Extracted records
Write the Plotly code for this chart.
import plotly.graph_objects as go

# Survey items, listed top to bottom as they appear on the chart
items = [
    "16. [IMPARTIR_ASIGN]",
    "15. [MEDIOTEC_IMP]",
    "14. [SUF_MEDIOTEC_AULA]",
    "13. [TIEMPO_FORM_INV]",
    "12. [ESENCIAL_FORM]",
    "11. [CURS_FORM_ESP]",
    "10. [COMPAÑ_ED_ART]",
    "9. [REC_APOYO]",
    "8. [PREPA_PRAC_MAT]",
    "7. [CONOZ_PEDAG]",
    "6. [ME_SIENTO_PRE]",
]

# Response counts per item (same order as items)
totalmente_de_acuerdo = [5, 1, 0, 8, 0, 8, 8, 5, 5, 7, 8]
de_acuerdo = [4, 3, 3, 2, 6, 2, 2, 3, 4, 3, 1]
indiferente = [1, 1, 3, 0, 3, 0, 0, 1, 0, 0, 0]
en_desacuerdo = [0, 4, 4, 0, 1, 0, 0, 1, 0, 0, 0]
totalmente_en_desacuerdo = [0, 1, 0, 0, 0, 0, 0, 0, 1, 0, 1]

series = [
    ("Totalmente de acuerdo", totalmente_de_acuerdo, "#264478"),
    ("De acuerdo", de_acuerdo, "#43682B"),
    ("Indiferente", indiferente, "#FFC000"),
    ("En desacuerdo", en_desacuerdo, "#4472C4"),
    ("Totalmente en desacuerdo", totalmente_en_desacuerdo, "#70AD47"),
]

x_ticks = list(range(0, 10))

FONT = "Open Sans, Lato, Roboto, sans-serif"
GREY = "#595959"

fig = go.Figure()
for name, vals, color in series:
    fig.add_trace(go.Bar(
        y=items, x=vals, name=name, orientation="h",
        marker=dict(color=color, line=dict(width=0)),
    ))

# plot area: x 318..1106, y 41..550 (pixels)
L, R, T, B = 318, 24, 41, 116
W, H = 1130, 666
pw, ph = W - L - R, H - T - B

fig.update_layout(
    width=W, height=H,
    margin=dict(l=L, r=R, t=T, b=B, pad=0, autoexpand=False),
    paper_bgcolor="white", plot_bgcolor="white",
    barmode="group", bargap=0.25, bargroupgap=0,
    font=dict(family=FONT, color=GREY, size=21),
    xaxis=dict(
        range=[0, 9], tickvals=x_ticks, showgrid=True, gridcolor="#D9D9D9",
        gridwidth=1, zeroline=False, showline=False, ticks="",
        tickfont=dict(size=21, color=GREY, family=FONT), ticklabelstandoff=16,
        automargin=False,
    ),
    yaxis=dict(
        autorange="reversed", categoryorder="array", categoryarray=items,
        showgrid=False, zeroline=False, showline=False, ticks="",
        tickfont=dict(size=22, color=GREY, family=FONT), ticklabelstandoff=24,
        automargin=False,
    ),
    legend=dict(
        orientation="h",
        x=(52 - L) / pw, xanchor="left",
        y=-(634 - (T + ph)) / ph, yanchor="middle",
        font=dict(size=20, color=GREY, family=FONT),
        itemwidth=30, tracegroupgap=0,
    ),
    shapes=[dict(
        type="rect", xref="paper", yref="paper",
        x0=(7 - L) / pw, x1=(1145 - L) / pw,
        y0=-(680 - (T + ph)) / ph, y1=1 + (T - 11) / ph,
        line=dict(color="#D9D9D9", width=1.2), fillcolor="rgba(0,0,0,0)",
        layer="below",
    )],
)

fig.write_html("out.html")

---

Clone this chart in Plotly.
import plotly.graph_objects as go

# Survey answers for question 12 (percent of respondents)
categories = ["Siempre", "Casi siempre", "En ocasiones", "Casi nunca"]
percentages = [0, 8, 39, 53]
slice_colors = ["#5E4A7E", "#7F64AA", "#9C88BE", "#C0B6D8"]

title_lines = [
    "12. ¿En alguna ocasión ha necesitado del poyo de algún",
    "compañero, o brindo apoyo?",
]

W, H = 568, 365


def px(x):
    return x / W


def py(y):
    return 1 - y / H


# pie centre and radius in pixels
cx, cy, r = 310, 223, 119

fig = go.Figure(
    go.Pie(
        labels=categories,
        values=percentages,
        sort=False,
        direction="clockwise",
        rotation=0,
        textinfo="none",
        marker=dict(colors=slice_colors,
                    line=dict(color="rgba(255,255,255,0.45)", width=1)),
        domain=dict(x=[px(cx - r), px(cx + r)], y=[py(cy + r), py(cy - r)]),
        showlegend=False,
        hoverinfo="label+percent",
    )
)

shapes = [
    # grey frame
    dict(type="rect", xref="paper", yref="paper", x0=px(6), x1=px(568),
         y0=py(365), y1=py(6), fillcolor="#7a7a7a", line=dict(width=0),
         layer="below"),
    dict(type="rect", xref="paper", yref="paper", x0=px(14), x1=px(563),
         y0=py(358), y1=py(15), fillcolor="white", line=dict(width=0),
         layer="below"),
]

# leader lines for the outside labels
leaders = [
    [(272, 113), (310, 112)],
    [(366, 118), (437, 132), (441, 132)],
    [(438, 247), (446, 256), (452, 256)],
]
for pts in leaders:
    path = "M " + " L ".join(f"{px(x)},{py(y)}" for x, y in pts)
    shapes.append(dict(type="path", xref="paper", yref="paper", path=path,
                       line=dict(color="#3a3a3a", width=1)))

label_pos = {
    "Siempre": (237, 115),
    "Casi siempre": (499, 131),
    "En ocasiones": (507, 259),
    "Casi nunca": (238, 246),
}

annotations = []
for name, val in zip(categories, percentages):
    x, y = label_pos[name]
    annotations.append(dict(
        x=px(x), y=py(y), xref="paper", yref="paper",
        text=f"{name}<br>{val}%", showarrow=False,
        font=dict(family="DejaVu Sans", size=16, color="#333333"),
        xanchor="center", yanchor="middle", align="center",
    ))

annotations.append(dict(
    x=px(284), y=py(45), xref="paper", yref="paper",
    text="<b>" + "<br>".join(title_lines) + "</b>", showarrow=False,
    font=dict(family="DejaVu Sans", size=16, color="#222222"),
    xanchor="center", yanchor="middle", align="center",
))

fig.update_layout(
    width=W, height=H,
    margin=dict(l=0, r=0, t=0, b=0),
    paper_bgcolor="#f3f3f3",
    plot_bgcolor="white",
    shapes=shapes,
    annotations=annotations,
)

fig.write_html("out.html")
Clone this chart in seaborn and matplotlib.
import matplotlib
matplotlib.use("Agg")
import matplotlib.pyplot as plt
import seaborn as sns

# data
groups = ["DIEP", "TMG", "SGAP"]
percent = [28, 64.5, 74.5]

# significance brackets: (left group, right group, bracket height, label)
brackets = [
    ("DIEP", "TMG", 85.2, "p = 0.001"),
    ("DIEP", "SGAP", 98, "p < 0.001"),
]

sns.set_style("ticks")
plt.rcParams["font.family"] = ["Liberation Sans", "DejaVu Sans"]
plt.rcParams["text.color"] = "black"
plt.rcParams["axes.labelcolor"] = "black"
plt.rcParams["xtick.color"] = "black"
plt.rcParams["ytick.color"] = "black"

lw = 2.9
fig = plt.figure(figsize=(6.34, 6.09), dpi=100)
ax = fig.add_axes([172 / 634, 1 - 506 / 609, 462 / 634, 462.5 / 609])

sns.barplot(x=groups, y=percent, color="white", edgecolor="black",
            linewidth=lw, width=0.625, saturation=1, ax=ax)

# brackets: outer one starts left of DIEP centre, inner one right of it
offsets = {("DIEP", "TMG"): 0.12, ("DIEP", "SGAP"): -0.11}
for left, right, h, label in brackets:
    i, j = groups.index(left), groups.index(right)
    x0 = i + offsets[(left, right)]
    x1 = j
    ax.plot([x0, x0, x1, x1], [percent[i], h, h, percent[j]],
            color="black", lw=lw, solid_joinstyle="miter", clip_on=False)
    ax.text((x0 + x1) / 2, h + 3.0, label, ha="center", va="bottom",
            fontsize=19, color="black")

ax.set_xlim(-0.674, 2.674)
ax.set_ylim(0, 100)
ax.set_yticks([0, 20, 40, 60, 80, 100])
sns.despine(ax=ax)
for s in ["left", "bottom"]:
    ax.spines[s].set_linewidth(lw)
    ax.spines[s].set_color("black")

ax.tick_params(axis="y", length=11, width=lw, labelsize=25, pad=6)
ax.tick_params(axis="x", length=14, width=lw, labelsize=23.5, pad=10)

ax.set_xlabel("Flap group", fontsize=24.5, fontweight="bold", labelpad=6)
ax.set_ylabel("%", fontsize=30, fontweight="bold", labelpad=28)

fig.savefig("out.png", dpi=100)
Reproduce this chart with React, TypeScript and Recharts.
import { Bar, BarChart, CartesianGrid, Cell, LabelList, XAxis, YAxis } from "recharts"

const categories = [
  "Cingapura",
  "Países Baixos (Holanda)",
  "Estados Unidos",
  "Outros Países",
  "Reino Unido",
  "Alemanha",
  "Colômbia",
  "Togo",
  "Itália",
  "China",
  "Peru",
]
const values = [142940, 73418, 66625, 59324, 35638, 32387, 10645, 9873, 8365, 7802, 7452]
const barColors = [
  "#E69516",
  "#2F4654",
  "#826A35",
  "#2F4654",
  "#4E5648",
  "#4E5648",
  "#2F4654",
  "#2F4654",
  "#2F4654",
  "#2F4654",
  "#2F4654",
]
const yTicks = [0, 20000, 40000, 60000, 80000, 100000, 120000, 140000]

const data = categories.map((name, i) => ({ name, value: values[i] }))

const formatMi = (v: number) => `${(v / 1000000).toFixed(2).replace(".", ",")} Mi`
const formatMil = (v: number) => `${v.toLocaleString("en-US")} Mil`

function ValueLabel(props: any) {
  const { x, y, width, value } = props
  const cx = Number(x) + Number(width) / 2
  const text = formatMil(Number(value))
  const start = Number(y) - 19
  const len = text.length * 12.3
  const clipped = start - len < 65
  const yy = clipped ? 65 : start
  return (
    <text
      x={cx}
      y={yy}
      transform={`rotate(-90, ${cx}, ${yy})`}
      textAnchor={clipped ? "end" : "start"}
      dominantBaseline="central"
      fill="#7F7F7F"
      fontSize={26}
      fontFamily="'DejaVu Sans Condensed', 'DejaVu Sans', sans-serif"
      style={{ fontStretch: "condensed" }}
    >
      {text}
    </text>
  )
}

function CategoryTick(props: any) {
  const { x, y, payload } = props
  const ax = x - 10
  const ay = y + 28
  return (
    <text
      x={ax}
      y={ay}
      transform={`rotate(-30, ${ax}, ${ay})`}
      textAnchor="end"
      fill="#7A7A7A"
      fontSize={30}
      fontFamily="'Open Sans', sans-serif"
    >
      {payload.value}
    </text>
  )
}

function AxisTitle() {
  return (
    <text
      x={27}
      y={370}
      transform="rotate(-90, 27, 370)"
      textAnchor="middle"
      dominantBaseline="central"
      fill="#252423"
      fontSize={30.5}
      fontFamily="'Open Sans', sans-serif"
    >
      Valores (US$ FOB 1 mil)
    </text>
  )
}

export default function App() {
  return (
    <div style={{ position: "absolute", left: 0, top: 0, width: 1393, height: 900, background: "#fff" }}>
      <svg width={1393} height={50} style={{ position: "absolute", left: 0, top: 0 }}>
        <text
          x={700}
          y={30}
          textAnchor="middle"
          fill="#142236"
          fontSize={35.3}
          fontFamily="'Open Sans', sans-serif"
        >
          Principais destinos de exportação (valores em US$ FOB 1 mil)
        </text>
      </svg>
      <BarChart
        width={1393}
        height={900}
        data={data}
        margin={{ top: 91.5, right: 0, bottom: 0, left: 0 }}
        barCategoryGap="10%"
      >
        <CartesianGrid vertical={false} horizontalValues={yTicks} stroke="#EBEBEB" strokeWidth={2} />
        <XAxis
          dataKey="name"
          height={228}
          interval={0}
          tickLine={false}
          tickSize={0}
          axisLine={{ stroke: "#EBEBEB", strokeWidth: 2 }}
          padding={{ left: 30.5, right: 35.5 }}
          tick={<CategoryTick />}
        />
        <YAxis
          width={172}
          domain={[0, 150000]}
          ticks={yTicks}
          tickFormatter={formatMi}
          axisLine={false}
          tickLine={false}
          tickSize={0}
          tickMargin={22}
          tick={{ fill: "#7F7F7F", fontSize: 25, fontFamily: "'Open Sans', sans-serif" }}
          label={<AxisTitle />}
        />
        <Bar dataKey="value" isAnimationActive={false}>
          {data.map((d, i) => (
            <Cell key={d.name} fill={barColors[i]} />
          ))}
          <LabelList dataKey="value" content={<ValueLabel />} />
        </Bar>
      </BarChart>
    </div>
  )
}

◆ What you have to do: Above are the records. Copy the lines beginning at the one that has "Write the Plotly code for this chart." and ending with the one that has "pw, ph = W - L - R, H - T - B", unchanged.

◆ Exercise output:
Write the Plotly code for this chart.
import plotly.graph_objects as go

# Survey items, listed top to bottom as they appear on the chart
items = [
    "16. [IMPARTIR_ASIGN]",
    "15. [MEDIOTEC_IMP]",
    "14. [SUF_MEDIOTEC_AULA]",
    "13. [TIEMPO_FORM_INV]",
    "12. [ESENCIAL_FORM]",
    "11. [CURS_FORM_ESP]",
    "10. [COMPAÑ_ED_ART]",
    "9. [REC_APOYO]",
    "8. [PREPA_PRAC_MAT]",
    "7. [CONOZ_PEDAG]",
    "6. [ME_SIENTO_PRE]",
]

# Response counts per item (same order as items)
totalmente_de_acuerdo = [5, 1, 0, 8, 0, 8, 8, 5, 5, 7, 8]
de_acuerdo = [4, 3, 3, 2, 6, 2, 2, 3, 4, 3, 1]
indiferente = [1, 1, 3, 0, 3, 0, 0, 1, 0, 0, 0]
en_desacuerdo = [0, 4, 4, 0, 1, 0, 0, 1, 0, 0, 0]
totalmente_en_desacuerdo = [0, 1, 0, 0, 0, 0, 0, 0, 1, 0, 1]

series = [
    ("Totalmente de acuerdo", totalmente_de_acuerdo, "#264478"),
    ("De acuerdo", de_acuerdo, "#43682B"),
    ("Indiferente", indiferente, "#FFC000"),
    ("En desacuerdo", en_desacuerdo, "#4472C4"),
    ("Totalmente en desacuerdo", totalmente_en_desacuerdo, "#70AD47"),
]

x_ticks = list(range(0, 10))

FONT = "Open Sans, Lato, Roboto, sans-serif"
GREY = "#595959"

fig = go.Figure()
for name, vals, color in series:
    fig.add_trace(go.Bar(
        y=items, x=vals, name=name, orientation="h",
        marker=dict(color=color, line=dict(width=0)),
    ))

# plot area: x 318..1106, y 41..550 (pixels)
L, R, T, B = 318, 24, 41, 116
W, H = 1130, 666
pw, ph = W - L - R, H - T - B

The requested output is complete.